One of the most problematic, widespread, and expensive remediation problems at both Department of Defense (DoD) and civilian sites is groundwater contaminated with chlorinated solvents. A significant portion (as much as half) of the cost is associated with the sampling and laboratory analyses required for site characterization and long-term monitoring (LTM). These costs are high because currently available analytical technology is laboratory-based, personnel intensive, and not easily adapted for use on site. Furthermore, instrumentation that can be used on site and left in place to meet LTM requirements is simply not available. As a result (and at considerable cost), a site may be either over- or under-characterized and LTM is typically limited to one to four often incomplete snapshots per year. Thus, there is a real need for a simple and cost-effective analytical tool (sensor) that can be used during site characterization and left in place to monitor chlorinated solvent compounds such as trichloroethene (TCE) and tetrachloroethene (PCE), cis- and trans- dichloroethene (DCE), and vinyl chloride (VC).
The overall objective of this project is to significantly reduce DoD site characterization, cleanup, and LTM costs through development and optimization of a novel real-time sensor technology to discriminate and quantify PCE, TCE, cis- and trans-DCE, and VC in groundwater.
Independently, Georgia Tech Research Institute (GTRI) and American Research Corporation of Virginia (ARCOVA) have developed sensors that use polymers deposited on a glass slide to reversibly select and concentrate contaminants in groundwater or air as samples pass through the sensor. Both sensors use a diode laser positioned to elicit total internal reflectance, which generates an evanescent wave perpendicular to the direction of light propagation that queries the films for the presence of contaminants. Since the evanescent wave does not propagate into the bulk solution, nonspecific interference is greatly minimized. Both sensors measure analytes that partition from the bulk solution into the polymer film. The GTRI sensor measures changes in the index of refraction of the polymer, and the ARCOVA sensor detects changes in the fluorescence of analyte-specific reporter dyes immobilized within the polymer matrix. The choice of polymers (GTRI) and polymer dye conjugates (ARCOVA) enables analytes to be differentiated, and the magnitude of the response is proportional to the concentration of the analyte. Standards are used to calibrate the response of the photodetector, and an onboard microprocessor is used to convert changes in the index of refraction (GTRI) or fluorescence (ARCOVA) to analyte concentrations.

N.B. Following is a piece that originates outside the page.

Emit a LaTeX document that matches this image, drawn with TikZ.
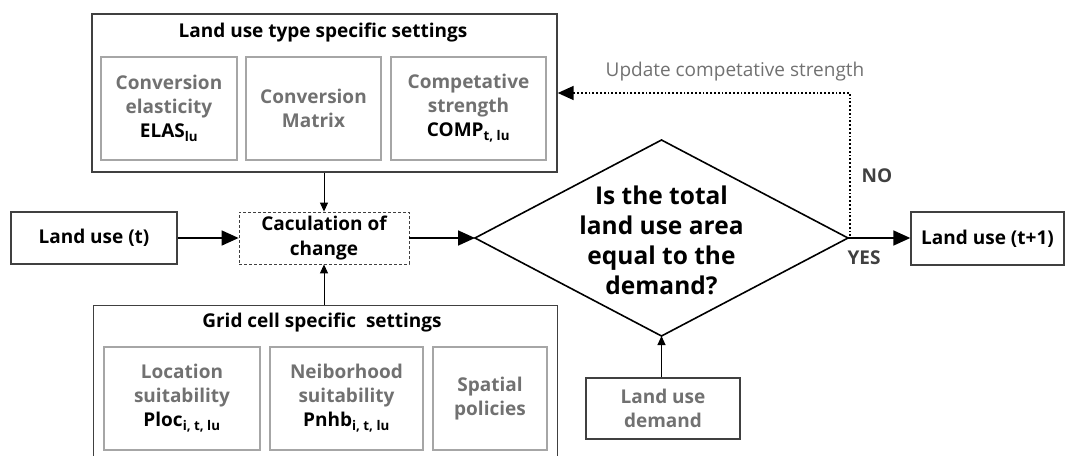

While remedial strategies have become better understood and more efficient, site characterization and LTM have remained labor-intensive and dependent on remote laboratories for sample analyses. As a result, sites may be inadequately characterized, LTM may be infrequent or inadequate, and treatment technologies may encompass too much or too little of the site. Low-cost sensors that provide real-time measurement capabilities would significantly reduce site characterization time, increase confidence that a site is fully characterized, provide more complete data sets for modeling and monitoring programs, and reduce LTM costs. An added benefit is greater public confidence in and increased acceptance of proposed remedies. No comparable technology is currently available. (Anticipated Project Completion - 2011)